_Aim_
Every line from the first one to the line containing "0.14, 0.16, 0.18];" should be echoed exactly; leave out the rest.

--- START ---

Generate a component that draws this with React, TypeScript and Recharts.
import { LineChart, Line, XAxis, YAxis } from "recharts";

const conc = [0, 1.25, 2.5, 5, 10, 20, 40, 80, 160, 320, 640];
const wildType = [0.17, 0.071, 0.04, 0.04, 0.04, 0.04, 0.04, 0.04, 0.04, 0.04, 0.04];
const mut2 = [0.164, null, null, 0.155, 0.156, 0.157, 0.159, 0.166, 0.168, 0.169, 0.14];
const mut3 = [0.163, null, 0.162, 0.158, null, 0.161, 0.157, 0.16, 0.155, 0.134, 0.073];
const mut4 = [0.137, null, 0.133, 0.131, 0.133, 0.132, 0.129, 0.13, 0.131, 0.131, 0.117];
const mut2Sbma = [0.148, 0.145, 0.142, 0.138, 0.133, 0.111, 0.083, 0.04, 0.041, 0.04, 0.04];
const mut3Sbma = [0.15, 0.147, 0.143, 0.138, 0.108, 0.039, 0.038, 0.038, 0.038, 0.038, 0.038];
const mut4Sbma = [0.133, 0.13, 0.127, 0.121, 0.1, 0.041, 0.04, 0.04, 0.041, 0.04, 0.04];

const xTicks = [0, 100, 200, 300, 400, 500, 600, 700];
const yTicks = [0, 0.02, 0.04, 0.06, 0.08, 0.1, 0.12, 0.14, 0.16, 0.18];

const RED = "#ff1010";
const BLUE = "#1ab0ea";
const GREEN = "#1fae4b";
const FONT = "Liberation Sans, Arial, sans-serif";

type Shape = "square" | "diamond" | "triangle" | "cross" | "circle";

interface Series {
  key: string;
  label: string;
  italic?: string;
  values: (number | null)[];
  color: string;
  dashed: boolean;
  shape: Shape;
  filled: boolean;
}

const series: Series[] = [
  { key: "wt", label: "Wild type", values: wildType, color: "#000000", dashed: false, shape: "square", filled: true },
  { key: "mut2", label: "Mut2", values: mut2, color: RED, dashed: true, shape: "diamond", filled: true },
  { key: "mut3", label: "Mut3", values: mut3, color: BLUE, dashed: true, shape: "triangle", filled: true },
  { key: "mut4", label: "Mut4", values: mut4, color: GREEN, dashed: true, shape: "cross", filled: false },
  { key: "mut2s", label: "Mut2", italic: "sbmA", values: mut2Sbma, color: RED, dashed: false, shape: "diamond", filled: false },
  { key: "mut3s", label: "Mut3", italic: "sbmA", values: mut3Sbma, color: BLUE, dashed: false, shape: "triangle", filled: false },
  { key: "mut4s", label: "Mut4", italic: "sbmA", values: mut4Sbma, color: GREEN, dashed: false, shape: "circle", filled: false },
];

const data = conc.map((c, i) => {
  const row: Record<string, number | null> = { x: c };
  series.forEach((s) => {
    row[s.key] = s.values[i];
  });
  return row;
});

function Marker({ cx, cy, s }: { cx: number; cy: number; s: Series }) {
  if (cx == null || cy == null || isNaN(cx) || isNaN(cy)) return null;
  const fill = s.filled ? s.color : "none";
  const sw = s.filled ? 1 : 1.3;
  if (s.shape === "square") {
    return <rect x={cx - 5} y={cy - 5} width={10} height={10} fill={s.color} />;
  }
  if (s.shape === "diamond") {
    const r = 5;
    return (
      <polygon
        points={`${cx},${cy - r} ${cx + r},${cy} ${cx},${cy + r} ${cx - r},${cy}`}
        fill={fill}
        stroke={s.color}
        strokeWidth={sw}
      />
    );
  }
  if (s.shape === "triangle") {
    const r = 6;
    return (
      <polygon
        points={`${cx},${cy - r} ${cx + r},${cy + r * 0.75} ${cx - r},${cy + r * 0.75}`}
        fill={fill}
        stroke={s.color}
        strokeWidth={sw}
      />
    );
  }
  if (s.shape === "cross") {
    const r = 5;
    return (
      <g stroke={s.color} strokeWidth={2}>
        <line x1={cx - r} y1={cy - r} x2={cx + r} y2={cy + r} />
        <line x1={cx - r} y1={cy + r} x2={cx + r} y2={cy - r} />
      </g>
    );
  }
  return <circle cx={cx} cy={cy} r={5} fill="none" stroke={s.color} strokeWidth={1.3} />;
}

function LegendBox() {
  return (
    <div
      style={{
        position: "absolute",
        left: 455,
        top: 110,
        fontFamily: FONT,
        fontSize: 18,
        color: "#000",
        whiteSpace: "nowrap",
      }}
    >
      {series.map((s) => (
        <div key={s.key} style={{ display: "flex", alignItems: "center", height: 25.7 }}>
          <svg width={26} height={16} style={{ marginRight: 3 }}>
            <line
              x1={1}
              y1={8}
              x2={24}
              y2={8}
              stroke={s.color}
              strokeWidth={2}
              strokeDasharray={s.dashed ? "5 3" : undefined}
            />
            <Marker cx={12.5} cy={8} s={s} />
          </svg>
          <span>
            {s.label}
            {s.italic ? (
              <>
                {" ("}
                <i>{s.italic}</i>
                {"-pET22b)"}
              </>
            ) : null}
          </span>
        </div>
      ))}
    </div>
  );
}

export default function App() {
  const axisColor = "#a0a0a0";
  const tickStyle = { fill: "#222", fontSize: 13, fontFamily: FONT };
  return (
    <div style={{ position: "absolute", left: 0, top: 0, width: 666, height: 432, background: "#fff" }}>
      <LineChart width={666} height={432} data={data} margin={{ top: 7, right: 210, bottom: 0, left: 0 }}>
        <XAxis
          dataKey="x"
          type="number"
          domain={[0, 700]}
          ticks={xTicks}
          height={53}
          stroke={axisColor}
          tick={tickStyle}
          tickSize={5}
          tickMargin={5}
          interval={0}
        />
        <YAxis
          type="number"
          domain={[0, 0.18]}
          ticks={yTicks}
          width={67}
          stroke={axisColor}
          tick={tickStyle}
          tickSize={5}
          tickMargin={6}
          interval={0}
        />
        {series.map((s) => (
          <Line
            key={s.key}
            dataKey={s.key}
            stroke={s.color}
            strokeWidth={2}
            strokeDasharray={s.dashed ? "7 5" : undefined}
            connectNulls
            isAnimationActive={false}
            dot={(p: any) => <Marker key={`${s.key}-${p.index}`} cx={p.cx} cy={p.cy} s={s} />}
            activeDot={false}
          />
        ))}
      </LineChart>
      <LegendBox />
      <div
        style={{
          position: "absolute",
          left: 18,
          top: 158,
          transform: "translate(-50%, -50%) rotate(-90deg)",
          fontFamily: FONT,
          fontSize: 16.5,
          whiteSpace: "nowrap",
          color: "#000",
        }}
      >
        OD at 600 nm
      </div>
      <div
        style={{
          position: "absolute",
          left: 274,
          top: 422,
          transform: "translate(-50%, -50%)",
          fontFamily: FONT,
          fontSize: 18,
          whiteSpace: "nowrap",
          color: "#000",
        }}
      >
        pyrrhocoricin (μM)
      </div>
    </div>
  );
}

--- END ---

_Worked solution_
Generate a component that draws this with React, TypeScript and Recharts.
import { LineChart, Line, XAxis, YAxis } from "recharts";

const conc = [0, 1.25, 2.5, 5, 10, 20, 40, 80, 160, 320, 640];
const wildType = [0.17, 0.071, 0.04, 0.04, 0.04, 0.04, 0.04, 0.04, 0.04, 0.04, 0.04];
const mut2 = [0.164, null, null, 0.155, 0.156, 0.157, 0.159, 0.166, 0.168, 0.169, 0.14];
const mut3 = [0.163, null, 0.162, 0.158, null, 0.161, 0.157, 0.16, 0.155, 0.134, 0.073];
const mut4 = [0.137, null, 0.133, 0.131, 0.133, 0.132, 0.129, 0.13, 0.131, 0.131, 0.117];
const mut2Sbma = [0.148, 0.145, 0.142, 0.138, 0.133, 0.111, 0.083, 0.04, 0.041, 0.04, 0.04];
const mut3Sbma = [0.15, 0.147, 0.143, 0.138, 0.108, 0.039, 0.038, 0.038, 0.038, 0.038, 0.038];
const mut4Sbma = [0.133, 0.13, 0.127, 0.121, 0.1, 0.041, 0.04, 0.04, 0.041, 0.04, 0.04];

const xTicks = [0, 100, 200, 300, 400, 500, 600, 700];
const yTicks = [0, 0.02, 0.04, 0.06, 0.08, 0.1, 0.12, 0.14, 0.16, 0.18];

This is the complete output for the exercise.